En conséquence, au nom de la souffrance qu’il a infligée depuis des millénaires aux autres espèces, l’homme est sommé de se considérer comme un animal honteux et d’accepter sa déconstruction, involution corrélée à celle de tous les piliers de la civilisation qu’il a construite : culture, religion, droit, morale et traditions.
Ce raisonnement butte cependant sur une contradiction formelle qui permet de réfuter la pensée anti spéciste dans sa globalité : au nom de quoi cette construction intellectuelle également conçue par l’espèce humaine échapperait-elle à la logique de l’effacement que l’anti spécisme veut lui imposer, sinon en vertu de la supériorité morale que ses penseurs s’attribuent en exclusivité et dénient au reste de l’humanité, en s’arrogeant le droit de décider pour tous au nom des autres espèces qu’ils prétendent libérer.

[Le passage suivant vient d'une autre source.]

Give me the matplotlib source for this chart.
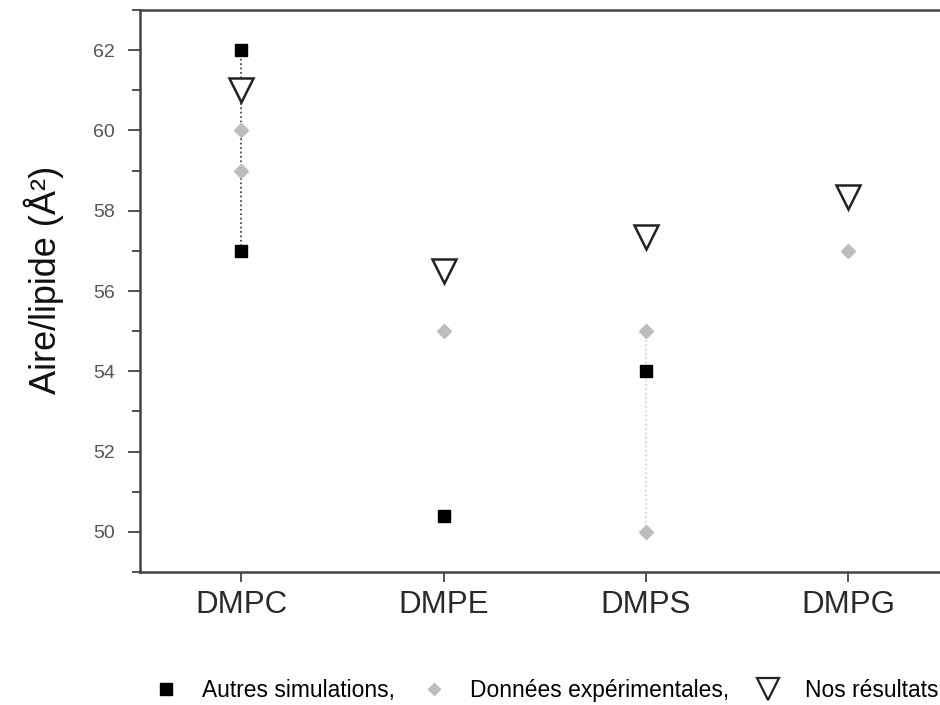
import numpy as np
import matplotlib
matplotlib.use("Agg")
from matplotlib import pyplot as plt
from matplotlib.lines import Line2D
from matplotlib.ticker import MultipleLocator

# Data
lipids = ['DMPC', 'DMPE', 'DMPS', 'DMPG']
sim_x = [1, 1, 2, 3]
sim_y = [62.0, 57.0, 50.4, 54.0]
exp_x = [1, 1, 2, 3, 3, 4]
exp_y = [60.0, 59.0, 55.0, 55.0, 50.0, 57.0]
ours_y = [61.0, 56.5, 57.35, 58.35]

plt.rcParams['font.family'] = ['Liberation Sans', 'DejaVu Sans']

fig = plt.figure(figsize=(9.4, 7.05), dpi=100)
ax = fig.add_axes([0.149, 0.1887, 0.861, 0.797])

ind = np.arange(1, len(lipids) + 1)

# range lines
ax.plot([1, 1], [sim_y[0], sim_y[1]], color='#333333', ls=':', lw=1.2, zorder=1)
ax.plot([3, 3], [exp_y[3], exp_y[4]], color='#cccccc', ls=':', lw=1.2, zorder=1)

ax.plot(sim_x, sim_y, ls='none', marker='s', ms=9, color='black', zorder=3)
ax.plot(exp_x, exp_y, ls='none', marker='D', ms=7, color='#bdbdbd', mec='#bdbdbd', zorder=3)
ax.plot(ind, ours_y, ls='none', marker='v', ms=17, mfc='white', mec='#222222', mew=1.8, zorder=4)

ax.set_xlim(0.5, 4.5)
ax.set_ylim(49, 63)
ax.set_xticks(ind)
ax.set_xticklabels(lipids, fontsize=22.5, color='#2a2a2a')
ax.yaxis.set_major_locator(MultipleLocator(2))
ax.yaxis.set_minor_locator(MultipleLocator(1))
ax.tick_params(axis='y', which='major', direction='out', length=9, width=1.3,
               labelsize=14, labelcolor='#555555', color='#444444', pad=9)
ax.tick_params(axis='y', which='minor', direction='out', length=6, width=1.3, color='#444444')
ax.tick_params(axis='x', direction='out', length=7, width=1.3, color='#444444', pad=6)
for s in ax.spines.values():
    s.set_linewidth(1.8)
    s.set_color('#444444')
ax.set_ylabel('Aire/lipide (Å²)', fontsize=26, color='#111111')
ax.yaxis.set_label_coords(-0.094, 0.52)

handles = [
    Line2D([], [], ls='none', marker='s', ms=8, color='black'),
    Line2D([], [], ls='none', marker='D', ms=6, color='#bdbdbd'),
    Line2D([], [], ls='none', marker='v', ms=16, mfc='white', mec='#222222', mew=1.6),
]
labels = ['Autres simulations,', 'Données expérimentales,', 'Nos résultats']
fig.legend(handles, labels, loc='center', bbox_to_anchor=(0.578, 0.021), ncol=3,
           frameon=False, fontsize=16.4, columnspacing=0.95, handletextpad=0.85,
           handlelength=1.5, borderpad=0)

plt.savefig('out.png', dpi=100)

Le piège est refermé. En revendiquant la supériorité de sa morale, concept qu’il refuse pourtant de considérer comme un facteur de différenciation entre l’homme et les autres espèces, mais qu’il n’hésite pas à opposer au reste de l’humanité, l’anti spécisme conforte donc le paradigme anthropocentriste au lieu de le réfuter : même s’il raisonne parfois mal, l’homme est le seul à raisonner. Ce faisant, l’anti spécisme déconstruit le fondement philosophique de sa croisade déconstructrice, réduite à l’état peu enviable d’idéologie subversive et de culture dévoyée. CQFD.
En conclusion : comme le colloque organisé à la Sorbonne les 7 et 8 janvier 2022 vient d’en dresser le constat (« Après la déconstruction : reconstruire les sciences et la culture »), la société française est aujourd’hui menacée par une dérive globale dans laquelle l’anti spécisme s’inscrit. Les attaques portées contre la tauromachie, la chasse, les pratiques d’élevage, les cultures, les traditions, l’écriture… et à travers elles contre la vision de l’histoire et l’autorité de l’État, sont autant d’atteintes au fondement de la civilisation occidentale humaniste qu’il appartient aux élus de défendre dans tous les domaines concernés, en faisant prévaloir la raison sur l’émotion.